Entries with chart source code

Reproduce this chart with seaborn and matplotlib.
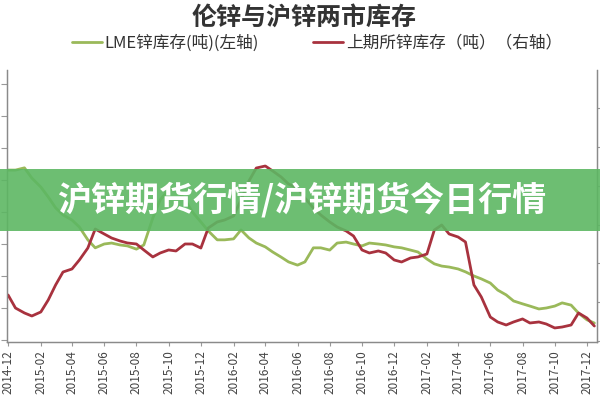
import pandas as pd
import matplotlib
matplotlib.use("Agg")
import matplotlib.pyplot as plt
import matplotlib.dates as mdates
from matplotlib.lines import Line2D
from matplotlib.patches import Rectangle
import seaborn as sns

# semi-monthly sampling, Dec 2014 - Dec 2017
dates = pd.date_range("2014-12-01", periods=74, freq="SMS")

# LME zinc stocks, tonnes (left axis)
lme_stock = [731000, 731000, 738000, 706000, 678000, 647000, 613000, 591000, 575000, 553000,
             513000, 488000, 500000, 503000, 497000, 494000, 484000, 497000, 581000, 638000,
             669000, 675000, 638000, 600000, 569000, 541000, 513000, 513000, 516000, 544000,
             519000, 503000, 491000, 475000, 459000, 444000, 434000, 444000, 488000, 488000,
             481000, 503000, 506000, 500000, 494000, 503000, 500000, 497000, 491000, 488000,
             481000, 475000, 453000, 438000, 431000, 428000, 422000, 413000, 400000, 391000,
             378000, 356000, 341000, 322000, 313000, 306000, 297000, 300000, 306000, 316000,
             309000, 284000, 263000, 253000]

# SHFE zinc stocks, tonnes (right axis)
shfe_stock = [59300, 42500, 36100, 32200, 37400, 52800, 72200, 88900, 92800, 104400,
              119800, 144300, 137900, 132700, 128900, 126300, 125000, 117300, 108300, 113400,
              117300, 116000, 125000, 125000, 119800, 145600, 153400, 155900, 161100, 181700,
              206200, 222900, 225500, 219100, 211300, 202300, 197200, 184300, 171400, 162400,
              153400, 146900, 141800, 135300, 117300, 113400, 116000, 113400, 104400, 101800,
              107000, 108300, 112100, 143000, 149500, 137900, 134000, 127600, 72200, 56700,
              30900, 24500, 20600, 24500, 28400, 23200, 24500, 21900, 16800, 18000,
              20600, 36100, 29600, 19300]

labels = ["LME锌库存(吨)(左轴)", "上期所锌库存（吨）（右轴）"]
title = "伦锌与沪锌两市库存"
banner = "沪锌期货行情/沪锌期货今日行情"

green = "#9AB95A"
red = "#A8323E"

sns.set_theme(style="white")
plt.rcParams["font.family"] = ["Noto Sans CJK SC", "DejaVu Sans"]

df = pd.DataFrame({"date": dates, "lme": lme_stock, "shfe": shfe_stock})

fig = plt.figure(figsize=(6, 4), dpi=100)
ax = fig.add_axes([0.0117, 0.145, 0.9833, 0.68])
ax2 = ax.twinx()

sns.lineplot(data=df, x="date", y="lme", color=green, linewidth=2.0, ax=ax)
sns.lineplot(data=df, x="date", y="shfe", color=red, linewidth=2.0, ax=ax2)

ax.set_xlim(pd.Timestamp("2014-11-29"), pd.Timestamp("2017-12-20"))
ax.set_ylim(193750, 1043750)
ax.set_yticks(range(200000, 1000001, 100000))
ax2.set_ylim(-1300, 349200)
ax2.set_yticks(range(0, 300001, 50000))

ax.xaxis.set_major_locator(mdates.MonthLocator(bymonth=[2, 4, 6, 8, 10, 12]))
ax.xaxis.set_major_formatter(mdates.DateFormatter("%Y-%m"))
ax.tick_params(axis="x", rotation=90, labelsize=8.5, colors="#444444", length=3,
               width=0.8, bottom=True, pad=3)
ax.tick_params(axis="x", color="#999999")
ax.tick_params(axis="y", left=True, labelleft=False, length=4, width=0.8, color="#999999")
ax2.tick_params(axis="y", right=True, labelright=False, length=4, width=0.8, color="#999999")
ax.set_xlabel("")
ax.set_ylabel("")
ax2.set_ylabel("")

for a in (ax, ax2):
    a.spines["top"].set_visible(False)
    for s in ("left", "right", "bottom"):
        a.spines[s].set_color("#8a8a8a")
        a.spines[s].set_linewidth(0.9)

fig.text(0.507, 0.955, title, ha="center", va="center", fontsize=18,
         fontweight="bold", color="#333333")

handles = [Line2D([], [], color=green, linewidth=2.0),
           Line2D([], [], color=red, linewidth=2.0)]
fig.legend(handles, labels, ncol=2, loc="center", bbox_to_anchor=(0.528, 0.892),
           frameon=False, fontsize=12, handlelength=1.8, handletextpad=0.15,
           columnspacing=3.3, labelcolor="#333333")

fig.add_artist(Rectangle((0, 0.4225), 1, 0.155, transform=fig.transFigure,
                         facecolor="#5DB763", edgecolor="none", alpha=0.9, zorder=10))
fig.text(0.502, 0.5, banner, ha="center", va="center", fontsize=24.5,
         fontweight="heavy", color="white", zorder=11)

fig.savefig("out.png", dpi=100)
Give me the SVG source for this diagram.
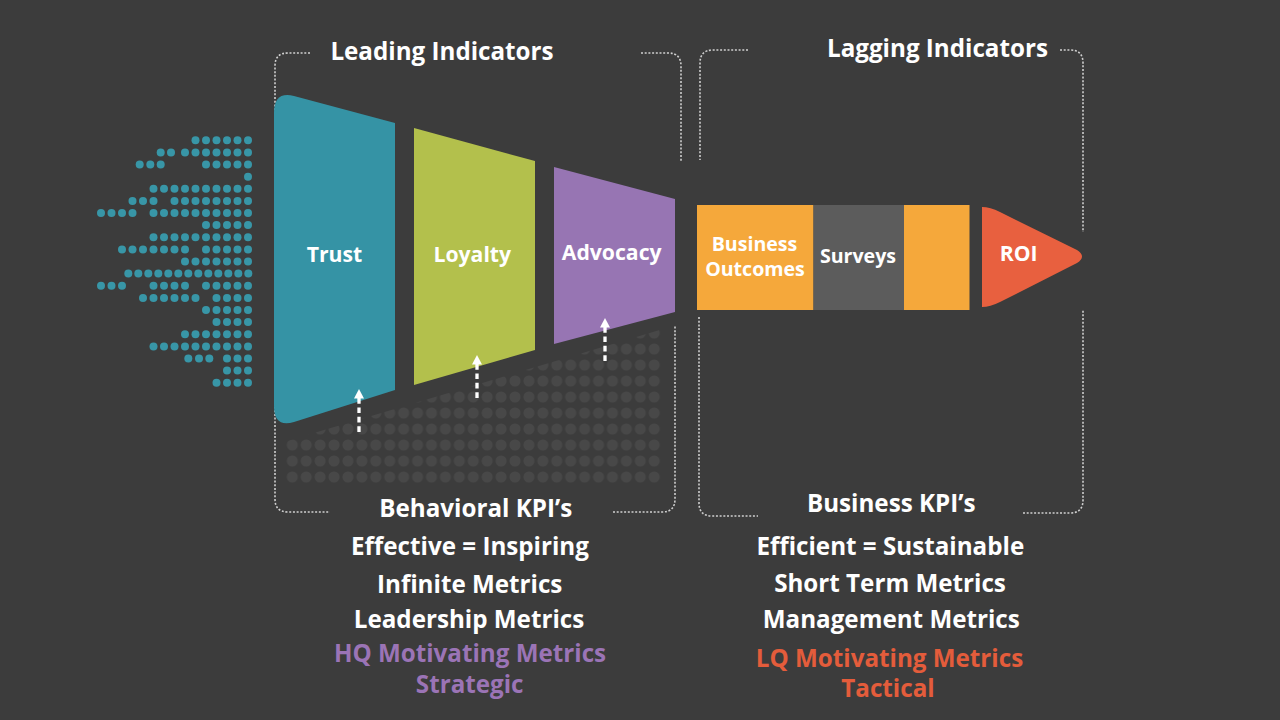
<svg xmlns="http://www.w3.org/2000/svg" width="1280" height="720" viewBox="0 0 1280 720">
<style>
text{font-family:"Open Sans","Liberation Sans",sans-serif;font-weight:700;text-anchor:middle;fill:#ffffff}
.t{font-size:24.2px}
.lbl{font-size:21.2px}
.lbl2{font-size:19.6px}
.purple{fill:#9b74b6}
.red{fill:#e45c3b}
.br{fill:none;stroke:#cfcfcf;stroke-width:1.6;stroke-dasharray:2 1.7}
.td{fill:#3896a7}
.arrow{stroke:#ffffff;stroke-width:3.3;stroke-dasharray:5.7 3.7;fill:none}
.head{fill:#ffffff}
</style>
<defs>
<pattern id="gdots" patternUnits="userSpaceOnUse" x="285.3" y="325" width="13.92" height="16">
<circle cx="7" cy="8" r="5.5" fill="#484848"/>
</pattern>
</defs>
<rect width="1280" height="720" fill="#3c3c3c"/>

<g id="dot-stream">
<g class="td">
<circle cx="248" cy="140.3" r="4"/><circle cx="237.5" cy="140.3" r="4"/><circle cx="227" cy="140.3" r="4"/><circle cx="216.5" cy="140.3" r="4"/><circle cx="206" cy="140.3" r="4"/><circle cx="195.5" cy="140.3" r="4"/>
<circle cx="248" cy="152.5" r="4"/><circle cx="237.5" cy="152.5" r="4"/><circle cx="227" cy="152.5" r="4"/><circle cx="216.5" cy="152.5" r="4"/><circle cx="206" cy="152.5" r="4"/><circle cx="195.5" cy="152.5" r="4"/><circle cx="185" cy="152.5" r="4"/><circle cx="171" cy="152.5" r="4"/><circle cx="160.7" cy="152.5" r="4"/>
<circle cx="139.7" cy="164.6" r="4"/><circle cx="150.3" cy="164.6" r="4"/><circle cx="160.7" cy="164.6" r="4"/><circle cx="248" cy="164.6" r="4"/><circle cx="237.5" cy="164.6" r="4"/><circle cx="227" cy="164.6" r="4"/><circle cx="216.5" cy="164.6" r="4"/><circle cx="206" cy="164.6" r="4"/>
<circle cx="248" cy="176.7" r="4"/>
<circle cx="248" cy="188.8" r="4"/><circle cx="237.5" cy="188.8" r="4"/><circle cx="227" cy="188.8" r="4"/><circle cx="216.5" cy="188.8" r="4"/><circle cx="206" cy="188.8" r="4"/><circle cx="195.5" cy="188.8" r="4"/><circle cx="185" cy="188.8" r="4"/><circle cx="174.5" cy="188.8" r="4"/><circle cx="164" cy="188.8" r="4"/><circle cx="153.5" cy="188.8" r="4"/>
<circle cx="132.5" cy="200.9" r="4"/><circle cx="143" cy="200.9" r="4"/><circle cx="153.5" cy="200.9" r="4"/><circle cx="248" cy="200.9" r="4"/><circle cx="237.5" cy="200.9" r="4"/><circle cx="227" cy="200.9" r="4"/><circle cx="216.5" cy="200.9" r="4"/><circle cx="206" cy="200.9" r="4"/><circle cx="195.5" cy="200.9" r="4"/><circle cx="185" cy="200.9" r="4"/><circle cx="174.5" cy="200.9" r="4"/>
<circle cx="101" cy="213" r="4"/><circle cx="111.5" cy="213" r="4"/><circle cx="122" cy="213" r="4"/><circle cx="132.5" cy="213" r="4"/><circle cx="248" cy="213" r="4"/><circle cx="237.5" cy="213" r="4"/><circle cx="227" cy="213" r="4"/><circle cx="216.5" cy="213" r="4"/><circle cx="206" cy="213" r="4"/><circle cx="195.5" cy="213" r="4"/><circle cx="185" cy="213" r="4"/><circle cx="174.5" cy="213" r="4"/><circle cx="164" cy="213" r="4"/><circle cx="153.5" cy="213" r="4"/>
<circle cx="248" cy="225.1" r="4"/><circle cx="237.5" cy="225.1" r="4"/><circle cx="227" cy="225.1" r="4"/><circle cx="216.5" cy="225.1" r="4"/><circle cx="206" cy="225.1" r="4"/>
<circle cx="248" cy="237.3" r="4"/><circle cx="237.5" cy="237.3" r="4"/><circle cx="227" cy="237.3" r="4"/><circle cx="216.5" cy="237.3" r="4"/><circle cx="206" cy="237.3" r="4"/><circle cx="195.5" cy="237.3" r="4"/><circle cx="185" cy="237.3" r="4"/><circle cx="174.5" cy="237.3" r="4"/><circle cx="164" cy="237.3" r="4"/><circle cx="153.5" cy="237.3" r="4"/>
<circle cx="122" cy="249.4" r="4"/><circle cx="132.5" cy="249.4" r="4"/><circle cx="143" cy="249.4" r="4"/><circle cx="153.5" cy="249.4" r="4"/><circle cx="164" cy="249.4" r="4"/><circle cx="174.5" cy="249.4" r="4"/><circle cx="185" cy="249.4" r="4"/><circle cx="248" cy="249.4" r="4"/><circle cx="237.5" cy="249.4" r="4"/><circle cx="227" cy="249.4" r="4"/><circle cx="216.5" cy="249.4" r="4"/><circle cx="206" cy="249.4" r="4"/>
<circle cx="248" cy="261.5" r="4"/><circle cx="237.5" cy="261.5" r="4"/><circle cx="227" cy="261.5" r="4"/><circle cx="216.5" cy="261.5" r="4"/><circle cx="206" cy="261.5" r="4"/><circle cx="195.5" cy="261.5" r="4"/><circle cx="185" cy="261.5" r="4"/>
<circle cx="128.3" cy="273.6" r="4"/><circle cx="138.3" cy="273.6" r="4"/><circle cx="148.3" cy="273.6" r="4"/><circle cx="158.3" cy="273.6" r="4"/><circle cx="168.3" cy="273.6" r="4"/><circle cx="178.3" cy="273.6" r="4"/><circle cx="188.3" cy="273.6" r="4"/><circle cx="198.3" cy="273.6" r="4"/><circle cx="208.3" cy="273.6" r="4"/><circle cx="218.3" cy="273.6" r="4"/><circle cx="228.3" cy="273.6" r="4"/><circle cx="238.3" cy="273.6" r="4"/><circle cx="248.3" cy="273.6" r="4"/>
<circle cx="101" cy="285.8" r="4"/><circle cx="111.5" cy="285.8" r="4"/><circle cx="122" cy="285.8" r="4"/><circle cx="153.5" cy="285.8" r="4"/><circle cx="164" cy="285.8" r="4"/><circle cx="174.5" cy="285.8" r="4"/><circle cx="185" cy="285.8" r="4"/><circle cx="248" cy="285.8" r="4"/><circle cx="237.5" cy="285.8" r="4"/><circle cx="227" cy="285.8" r="4"/><circle cx="216.5" cy="285.8" r="4"/><circle cx="206" cy="285.8" r="4"/>
<circle cx="143" cy="297.9" r="4"/><circle cx="153.5" cy="297.9" r="4"/><circle cx="164" cy="297.9" r="4"/><circle cx="174.5" cy="297.9" r="4"/><circle cx="185" cy="297.9" r="4"/><circle cx="195.5" cy="297.9" r="4"/><circle cx="248" cy="297.9" r="4"/><circle cx="237.5" cy="297.9" r="4"/><circle cx="227" cy="297.9" r="4"/><circle cx="216.5" cy="297.9" r="4"/>
<circle cx="248" cy="310" r="4"/><circle cx="237.5" cy="310" r="4"/><circle cx="227" cy="310" r="4"/><circle cx="216.5" cy="310" r="4"/><circle cx="206" cy="310" r="4"/>
<circle cx="248" cy="322.1" r="4"/><circle cx="237.5" cy="322.1" r="4"/><circle cx="227" cy="322.1" r="4"/><circle cx="216.5" cy="322.1" r="4"/>
<circle cx="248" cy="334.2" r="4"/><circle cx="237.5" cy="334.2" r="4"/><circle cx="227" cy="334.2" r="4"/><circle cx="216.5" cy="334.2" r="4"/><circle cx="206" cy="334.2" r="4"/><circle cx="195.5" cy="334.2" r="4"/><circle cx="185" cy="334.2" r="4"/>
<circle cx="248" cy="346.4" r="4"/><circle cx="237.5" cy="346.4" r="4"/><circle cx="227" cy="346.4" r="4"/><circle cx="216.5" cy="346.4" r="4"/><circle cx="206" cy="346.4" r="4"/><circle cx="195.5" cy="346.4" r="4"/><circle cx="185" cy="346.4" r="4"/><circle cx="174.5" cy="346.4" r="4"/><circle cx="164" cy="346.4" r="4"/><circle cx="153.5" cy="346.4" r="4"/>
<circle cx="188.3" cy="358.5" r="4"/><circle cx="199" cy="358.5" r="4"/><circle cx="209.3" cy="358.5" r="4"/><circle cx="248" cy="358.5" r="4"/><circle cx="237.5" cy="358.5" r="4"/><circle cx="227" cy="358.5" r="4"/>
<circle cx="248" cy="370.6" r="4"/><circle cx="237.5" cy="370.6" r="4"/><circle cx="227" cy="370.6" r="4"/>
<circle cx="248" cy="382.7" r="4"/><circle cx="237.5" cy="382.7" r="4"/><circle cx="227" cy="382.7" r="4"/><circle cx="216.5" cy="382.7" r="4"/>
</g>
</g>

<g id="dot-field">
<polygon points="285.3,441.6 661.3,329.6 661.3,485 285.3,485" fill="url(#gdots)"/>
</g>

<g id="bracket-leading">
<path class="br" d="M310,53 H288 Q275,53 275,66 V115"/>
<path class="br" d="M275,388 V499 Q275,512 288,512 H330"/>
<path class="br" d="M613,512 H662 Q675,512 675,499 V325"/>
<path class="br" d="M641,53 H668 Q681,53 681,66 V162"/>
<text class="t" x="442" y="60">Leading Indicators</text>
</g>

<g id="bracket-lagging">
<path class="br" d="M748,50 H713 Q700,50 700,63 V160"/>
<path class="br" d="M699,317 V503 Q699,516 712,516 H758"/>
<path class="br" d="M1023,513 H1070 Q1083,513 1083,500 V310"/>
<path class="br" d="M1060,50 H1070 Q1083,50 1083,63 V232"/>
<text class="t" x="937.5" y="57">Lagging Indicators</text>
</g>

<g id="node-trust">
<path d="M274,113 Q274,91 294,96 L395,123 V390 L294,422 Q274,428 274,406 Z" fill="#3593a5"/>
<text class="lbl" x="334.5" y="262">Trust</text>
</g>

<g id="node-loyalty">
<path d="M414,128 L535,161 V350 L414,385 Z" fill="#b3c04c"/>
<text class="lbl" x="472.3" y="262">Loyalty</text>
</g>

<g id="node-advocacy">
<path d="M554,167 L675,199 V312 L554,344 Z" fill="#9775b3"/>
<text class="lbl" x="611.7" y="260">Advocacy</text>
</g>

<g id="node-business-outcomes">
<rect x="697" y="205" width="116.5" height="105" fill="#f5a83b"/>
<text class="lbl2" x="754.5" y="251">Business</text>
<text class="lbl2" x="755" y="276">Outcomes</text>
</g>

<g id="node-surveys">
<rect x="813.5" y="205" width="90.5" height="105" fill="#5c5c5c"/>
<text class="lbl2" x="858" y="263">Surveys</text>
</g>

<g id="node-orange-end">
<rect x="904" y="205" width="65.5" height="105" fill="#f5a83b"/>
</g>

<g id="node-roi">
<path d="M982,207 Q990,207 1000,212 L1077,250 Q1087,256.5 1077,263 L1000,302 Q990,307 982,307 Z" fill="#e8603f"/>
<text class="lbl" x="1018.7" y="261">ROI</text>
</g>

<g id="connectors">
<line class="arrow" x1="359" y1="398" x2="359" y2="435"/>
<polygon class="head" points="359,389 364,398.5 354,398.5"/>
<line class="arrow" x1="477" y1="364" x2="477" y2="401"/>
<polygon class="head" points="477,355 482,364.5 472,364.5"/>
<line class="arrow" x1="605" y1="327" x2="605" y2="364"/>
<polygon class="head" points="605,318 610,327.5 600,327.5"/>
</g>

<g id="text-behavioral">
<text class="t" x="475.8" y="516.7">Behavioral KPI’s</text>
<text class="t" x="470" y="555">Effective = Inspiring</text>
<text class="t" x="469.7" y="592.7">Infinite Metrics</text>
<text class="t" x="469" y="628.3">Leadership Metrics</text>
<text class="t purple" x="470" y="661.7">HQ Motivating Metrics</text>
<text class="t purple" x="469.7" y="693">Strategic</text>
</g>

<g id="text-business">
<text class="t" x="891.2" y="512.3">Business KPI’s</text>
<text class="t" x="890.3" y="555">Efficient = Sustainable</text>
<text class="t" x="890" y="592.3">Short Term Metrics</text>
<text class="t" x="891.3" y="628.3">Management Metrics</text>
<text class="t red" x="889.5" y="666.7">LQ Motivating Metrics</text>
<text class="t red" x="888" y="696.7">Tactical</text>
</g>
</svg>
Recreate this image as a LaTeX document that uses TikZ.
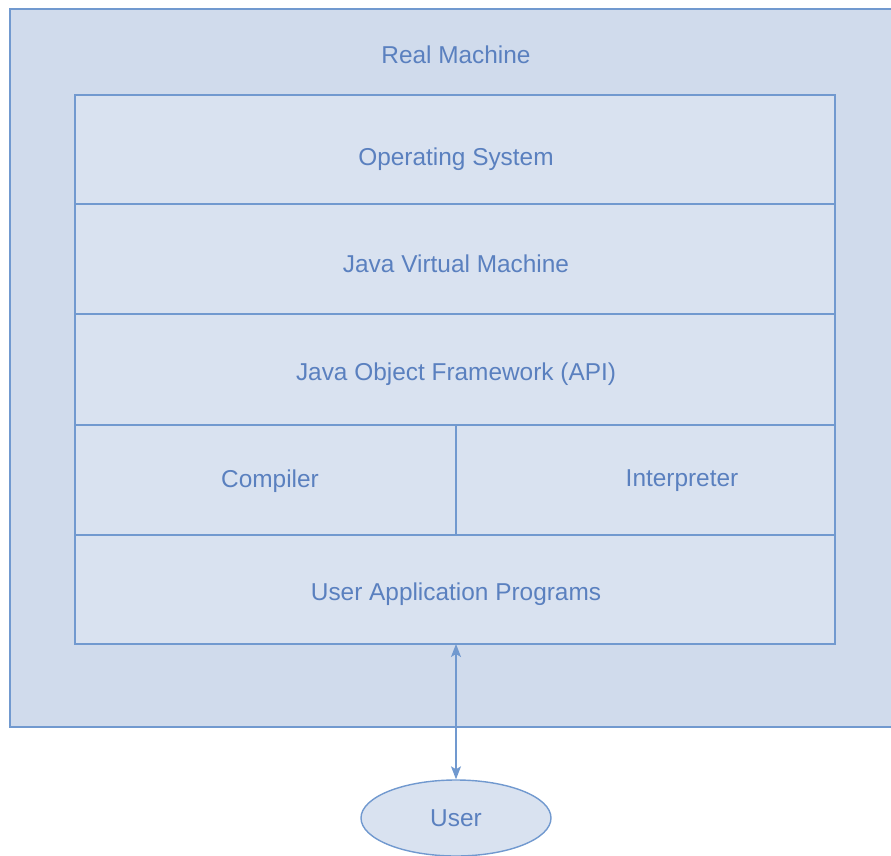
\documentclass[tikz,border=0pt]{standalone}
\usepackage{fontspec}
\setmainfont{Liberation Sans}
\usetikzlibrary{arrows.meta,shapes.geometric}
\definecolor{linec}{HTML}{7199CF}
\definecolor{textc}{HTML}{5A80BF}
\definecolor{outerf}{HTML}{D0DBEC}
\definecolor{innerf}{HTML}{D9E2F0}
\tikzset{
  lbl/.style={text=textc, font=\fontsize{24.4}{28}\selectfont, inner sep=0pt},
  cell/.style={draw=linec, line width=1.4pt, fill=innerf},
  bothtips/.style={{Stealth[length=13pt,width=10pt,inset=3pt]}-{Stealth[length=13pt,width=10pt,inset=3pt]}},
}
\begin{document}
\begin{tikzpicture}[x=1pt,y=-1pt]
\useasboundingbox (0,0) rectangle (891,856);
\begin{scope}
\clip (0,0) rectangle (891,856);
\draw[draw=linec, line width=1.4pt, fill=outerf] (10,9) rectangle (905,727);
\end{scope}
\node[lbl] (real) at (456,55) {Real Machine};
% inner stack
\draw[cell] (75,95) rectangle (835,204);
\draw[cell] (75,204) rectangle (835,314);
\draw[cell] (75,314) rectangle (835,425);
\draw[cell] (75,425) rectangle (456,535);
\draw[cell] (456,425) rectangle (835,535);
\draw[cell] (75,535) rectangle (835,644);
\coordinate (stackbottom) at (456,644);
\node[lbl] (os) at (456,159) {Operating System};
\node[lbl] (jvm) at (456,264) {Java Virtual Machine};
\node[lbl] (api) at (456,374) {Java Object Framework (API)};
\node[lbl] (comp) at (270,481) {Compiler};
\node[lbl] (interp) at (682,481) {Interpreter};
\node[lbl] (uap) at (456,594) {User Application Programs};
\node[ellipse, draw=linec, line width=1.4pt, fill=innerf, minimum width=190pt, minimum height=76pt, text=textc, font=\fontsize{24.4}{28}\selectfont] (user) at (456,818) {User};
\draw[linec, line width=1.2pt, bothtips] (stackbottom) -- (user.north);
\end{tikzpicture}
\end{document}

▶ _GOAL_
Return only the lines from the start of the data through the line that contains "309000, 284000, 263000, 253000]", please, copying them exactly and omitting all pictures.

▶ _TASK SOLUTION_
Reproduce this chart with seaborn and matplotlib.
import pandas as pd
import matplotlib
matplotlib.use("Agg")
import matplotlib.pyplot as plt
import matplotlib.dates as mdates
from matplotlib.lines import Line2D
from matplotlib.patches import Rectangle
import seaborn as sns

# semi-monthly sampling, Dec 2014 - Dec 2017
dates = pd.date_range("2014-12-01", periods=74, freq="SMS")

# LME zinc stocks, tonnes (left axis)
lme_stock = [731000, 731000, 738000, 706000, 678000, 647000, 613000, 591000, 575000, 553000,
             513000, 488000, 500000, 503000, 497000, 494000, 484000, 497000, 581000, 638000,
             669000, 675000, 638000, 600000, 569000, 541000, 513000, 513000, 516000, 544000,
             519000, 503000, 491000, 475000, 459000, 444000, 434000, 444000, 488000, 488000,
             481000, 503000, 506000, 500000, 494000, 503000, 500000, 497000, 491000, 488000,
             481000, 475000, 453000, 438000, 431000, 428000, 422000, 413000, 400000, 391000,
             378000, 356000, 341000, 322000, 313000, 306000, 297000, 300000, 306000, 316000,
             309000, 284000, 263000, 253000]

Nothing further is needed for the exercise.